[Your objective]: Start at the first line of the material below and retype each line through the one containing "30, 32, 34]", exactly.

Figure scripts:
────
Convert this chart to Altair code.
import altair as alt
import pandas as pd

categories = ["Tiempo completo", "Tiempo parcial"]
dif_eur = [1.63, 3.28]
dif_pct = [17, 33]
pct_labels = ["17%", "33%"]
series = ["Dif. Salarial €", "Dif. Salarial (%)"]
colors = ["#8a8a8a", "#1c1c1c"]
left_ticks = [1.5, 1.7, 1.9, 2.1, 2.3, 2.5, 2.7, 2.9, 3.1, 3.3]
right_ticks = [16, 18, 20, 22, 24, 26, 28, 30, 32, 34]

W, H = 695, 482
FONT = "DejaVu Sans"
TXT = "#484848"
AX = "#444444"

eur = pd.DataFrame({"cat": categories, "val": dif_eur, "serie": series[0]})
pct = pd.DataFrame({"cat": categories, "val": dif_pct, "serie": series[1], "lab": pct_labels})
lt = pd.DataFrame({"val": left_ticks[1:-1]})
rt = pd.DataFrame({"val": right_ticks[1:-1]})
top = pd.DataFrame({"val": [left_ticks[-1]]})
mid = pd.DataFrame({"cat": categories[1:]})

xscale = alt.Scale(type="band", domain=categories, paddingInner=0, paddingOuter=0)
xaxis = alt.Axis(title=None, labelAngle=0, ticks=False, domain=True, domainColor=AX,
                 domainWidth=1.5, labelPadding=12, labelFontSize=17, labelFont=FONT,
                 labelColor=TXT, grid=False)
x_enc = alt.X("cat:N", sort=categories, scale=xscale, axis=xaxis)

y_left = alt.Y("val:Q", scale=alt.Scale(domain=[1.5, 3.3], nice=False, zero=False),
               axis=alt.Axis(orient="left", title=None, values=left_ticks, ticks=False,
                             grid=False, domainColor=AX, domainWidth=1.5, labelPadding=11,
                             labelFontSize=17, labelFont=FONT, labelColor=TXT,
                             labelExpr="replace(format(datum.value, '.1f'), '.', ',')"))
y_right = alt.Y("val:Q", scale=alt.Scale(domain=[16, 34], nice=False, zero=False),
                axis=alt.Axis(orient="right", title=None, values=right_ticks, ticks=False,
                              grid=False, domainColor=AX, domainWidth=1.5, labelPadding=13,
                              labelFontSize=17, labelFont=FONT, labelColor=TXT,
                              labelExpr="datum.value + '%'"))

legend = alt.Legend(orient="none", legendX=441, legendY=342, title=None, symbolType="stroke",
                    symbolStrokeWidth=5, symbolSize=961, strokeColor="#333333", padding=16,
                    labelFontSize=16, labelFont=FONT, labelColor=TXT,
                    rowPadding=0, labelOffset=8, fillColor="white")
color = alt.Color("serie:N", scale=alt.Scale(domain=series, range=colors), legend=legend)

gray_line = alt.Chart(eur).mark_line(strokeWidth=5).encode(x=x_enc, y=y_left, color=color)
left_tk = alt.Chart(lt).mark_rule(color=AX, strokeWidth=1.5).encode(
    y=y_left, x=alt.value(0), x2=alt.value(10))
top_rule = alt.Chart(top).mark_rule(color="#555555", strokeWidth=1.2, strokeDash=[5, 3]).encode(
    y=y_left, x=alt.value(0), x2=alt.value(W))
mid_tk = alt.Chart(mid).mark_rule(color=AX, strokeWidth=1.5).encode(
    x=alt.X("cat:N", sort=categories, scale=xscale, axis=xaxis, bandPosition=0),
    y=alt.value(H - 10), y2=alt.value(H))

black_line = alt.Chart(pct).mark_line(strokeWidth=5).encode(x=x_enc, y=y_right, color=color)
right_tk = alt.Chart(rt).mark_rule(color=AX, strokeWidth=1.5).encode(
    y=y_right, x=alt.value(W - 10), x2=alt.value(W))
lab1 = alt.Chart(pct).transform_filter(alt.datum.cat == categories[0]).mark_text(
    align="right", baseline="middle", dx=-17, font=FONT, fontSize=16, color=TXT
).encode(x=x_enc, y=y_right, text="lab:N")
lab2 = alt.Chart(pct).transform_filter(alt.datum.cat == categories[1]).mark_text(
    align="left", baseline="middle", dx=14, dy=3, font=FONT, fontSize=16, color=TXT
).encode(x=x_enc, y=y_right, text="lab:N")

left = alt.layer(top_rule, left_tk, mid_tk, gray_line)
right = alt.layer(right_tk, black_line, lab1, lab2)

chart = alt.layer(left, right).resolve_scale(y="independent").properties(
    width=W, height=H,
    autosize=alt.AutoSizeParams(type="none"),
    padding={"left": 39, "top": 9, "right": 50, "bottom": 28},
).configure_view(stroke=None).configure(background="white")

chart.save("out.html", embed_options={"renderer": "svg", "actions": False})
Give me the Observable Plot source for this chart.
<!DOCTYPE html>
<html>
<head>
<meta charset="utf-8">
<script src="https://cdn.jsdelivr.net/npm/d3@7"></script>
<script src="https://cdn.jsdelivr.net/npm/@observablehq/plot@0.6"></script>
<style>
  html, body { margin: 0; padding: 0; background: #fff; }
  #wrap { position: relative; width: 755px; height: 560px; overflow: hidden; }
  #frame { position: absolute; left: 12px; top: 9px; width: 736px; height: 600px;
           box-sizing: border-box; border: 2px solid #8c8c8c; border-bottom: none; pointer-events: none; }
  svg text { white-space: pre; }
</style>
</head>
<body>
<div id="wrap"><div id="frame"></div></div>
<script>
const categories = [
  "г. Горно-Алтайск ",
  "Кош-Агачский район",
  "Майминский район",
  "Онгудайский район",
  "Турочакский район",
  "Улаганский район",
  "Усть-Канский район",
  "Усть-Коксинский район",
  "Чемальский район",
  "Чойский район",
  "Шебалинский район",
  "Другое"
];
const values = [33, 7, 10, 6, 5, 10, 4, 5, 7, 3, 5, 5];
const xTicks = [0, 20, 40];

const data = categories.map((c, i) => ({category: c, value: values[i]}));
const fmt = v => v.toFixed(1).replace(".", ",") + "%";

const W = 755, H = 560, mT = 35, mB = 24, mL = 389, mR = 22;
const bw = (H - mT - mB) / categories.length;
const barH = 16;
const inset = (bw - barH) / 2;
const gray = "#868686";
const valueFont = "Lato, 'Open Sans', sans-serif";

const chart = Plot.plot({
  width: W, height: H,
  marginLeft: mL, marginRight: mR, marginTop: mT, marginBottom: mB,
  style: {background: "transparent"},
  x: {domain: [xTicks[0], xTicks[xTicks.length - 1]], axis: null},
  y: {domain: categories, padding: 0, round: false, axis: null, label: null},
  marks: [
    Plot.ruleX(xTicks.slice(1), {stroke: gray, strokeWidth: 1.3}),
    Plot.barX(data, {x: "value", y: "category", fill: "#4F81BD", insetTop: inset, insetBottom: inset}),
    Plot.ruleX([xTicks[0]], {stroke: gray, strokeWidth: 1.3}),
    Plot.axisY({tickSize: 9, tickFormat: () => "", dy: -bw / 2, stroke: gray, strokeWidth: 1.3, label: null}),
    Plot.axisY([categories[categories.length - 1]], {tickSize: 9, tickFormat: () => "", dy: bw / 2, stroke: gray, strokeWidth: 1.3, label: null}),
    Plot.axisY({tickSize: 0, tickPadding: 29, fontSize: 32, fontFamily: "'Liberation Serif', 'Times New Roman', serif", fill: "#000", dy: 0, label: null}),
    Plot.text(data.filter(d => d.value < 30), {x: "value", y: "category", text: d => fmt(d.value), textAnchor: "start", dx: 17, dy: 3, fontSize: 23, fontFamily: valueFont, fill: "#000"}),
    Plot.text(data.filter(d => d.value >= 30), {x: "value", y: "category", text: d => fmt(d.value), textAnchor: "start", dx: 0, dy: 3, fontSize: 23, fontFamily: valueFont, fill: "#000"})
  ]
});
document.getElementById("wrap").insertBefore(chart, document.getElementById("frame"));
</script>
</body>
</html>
────
[Exercise result]:
Convert this chart to Altair code.
import altair as alt
import pandas as pd

categories = ["Tiempo completo", "Tiempo parcial"]
dif_eur = [1.63, 3.28]
dif_pct = [17, 33]
pct_labels = ["17%", "33%"]
series = ["Dif. Salarial €", "Dif. Salarial (%)"]
colors = ["#8a8a8a", "#1c1c1c"]
left_ticks = [1.5, 1.7, 1.9, 2.1, 2.3, 2.5, 2.7, 2.9, 3.1, 3.3]
right_ticks = [16, 18, 20, 22, 24, 26, 28, 30, 32, 34]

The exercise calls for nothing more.